What will you be discussing at The Economist's Impact Investing event in New York on February 12?

I’ll be discussing the future of impact investing in light of sustainable investing assets in the US rising from $8.7 trillion in 2016 to $12 trillion in 2018. This was a significant increase that took place while a host of real systemic problems in our world began to metastasize, such as, rising GHG emissions, a widening poverty gap, increasing healthcare costs, global trade cooperation erosion and an impending decline of the bull market. I’ll discuss the relationship between the encouraging growth of impact investing within the markets alongside the growth of these negative societal issues.

I’ll also examine the notion that an economic slowdown could help to clarify the definition of “impact” and the role of impact investors. Lastly, I’ll delve into if impact investments should be prioritized during an economic slowdown due to their inherent risk management characteristics during slower economic growth periods.

In what ways is impact investing making headway, and where is it lagging?

Over the past couple of years impact investing has grown exponentially and is gaining popularity among investors. According to the US SIF, impact investments increased by 38% between 2016 and 2018, more than twice the rate of US investments overall.

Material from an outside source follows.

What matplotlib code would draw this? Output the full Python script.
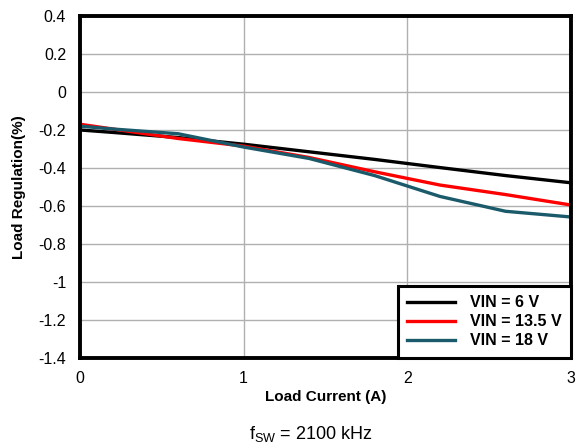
import matplotlib
matplotlib.use("Agg")
import matplotlib.pyplot as plt

plt.rcParams['font.family'] = ['Liberation Sans', 'DejaVu Sans']

current = [0, 0.2, 0.6, 1.0, 1.4, 1.8, 2.2, 2.6, 3.0]
vin6 = [-0.20, -0.213, -0.240, -0.275, -0.315, -0.355, -0.398, -0.440, -0.478]
vin13_5 = [-0.17, -0.195, -0.245, -0.285, -0.345, -0.420, -0.490, -0.540, -0.595]
vin18 = [-0.18, -0.195, -0.220, -0.290, -0.350, -0.440, -0.550, -0.628, -0.658]
labels = ['VIN = 6 V', 'VIN = 13.5 V', 'VIN = 18 V']
colors = ['#000000', '#ff0000', '#1a5a6a']

fig = plt.figure(figsize=(5.77, 4.46), dpi=100)
ax = fig.add_axes([0.1386, 0.1973, 0.851, 0.767])

for y, lab, c in zip([vin6, vin13_5, vin18], labels, colors):
    ax.plot(current, y, color=c, lw=2.4, label=lab)

ax.set_xlim(0, 3)
ax.set_ylim(-1.4, 0.4)
ax.set_xticks([0, 1, 2, 3])
ax.set_yticks([-1.4, -1.2, -1.0, -0.8, -0.6, -0.4, -0.2, 0, 0.2, 0.4])
ax.set_yticklabels(['-1.4', '-1.2', '-1', '-0.8', '-0.6', '-0.4', '-0.2', '0', '0.2', '0.4'])
ax.grid(True, color='#b0b0b0', lw=1)
ax.tick_params(length=0, labelsize=11.5, pad=9)
ax.tick_params(axis='y', pad=10)
for s in ax.spines.values():
    s.set_linewidth(2.8)
    s.set_color('black')

ax.set_xlabel('Load Current (A)', fontsize=11, fontweight='bold', labelpad=3)
ax.set_ylabel('Load Regulation(%)', fontsize=11, fontweight='bold', labelpad=9)

leg = ax.legend(loc='lower right', frameon=True, fancybox=False, borderaxespad=0,
                prop={'weight': 'bold', 'size': 11.5}, handlelength=3.0,
                borderpad=0.6, labelspacing=0.25, handletextpad=0.9)
leg.get_frame().set_edgecolor('black')
leg.get_frame().set_linewidth(2.2)
leg.get_frame().set_alpha(1)

fig.text(0.539, 0.005, r'f$_{\mathregular{SW}}$ = 2100 kHz', ha='center', va='bottom', fontsize=13)

fig.savefig('out.png', dpi=100)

Investors from younger generations are often more attuned to impact investing than previous generations are. Many are interested in making an impact environmentally or socially, but there’s still a considerable dose of cynicism out there regarding the ability for impact investing to return alpha. From my conversations with clients, long-term investors are beginning to understand the concept and are gradually embracing impact investing.

As investors begin to embrace impact investing, it is essential for investors to perform proper due diligence on funds and fund managers. With the increase of funds available, investors must keep in mind past success rates and if the fund can adequately identify ESG issues. The more education and awareness that takes place, the more opportunities there will be for the larger investment community to engage with impact investing opportunities.

Where have you seen impact investing make the biggest strides in recent years?

Climate change and environmental solutions efforts are at the forefront of impact investing. In the US SIF’s biennial Report on US Sustainable, Responsible and Impact Investing Trends, the report found that climate change was one of the top three issues for asset managers and their institutional investor clients in regards to impact investing priorities. Additionally, $3 trillion in AUM is invested in climate change solutions from money managers in 2018 while $2.24 trillion in AUM is being applied towards similar solutions with institutional investors. The focus on climate change among investors certainly reflects the increasing importance of this topic in impact investing and in society in general.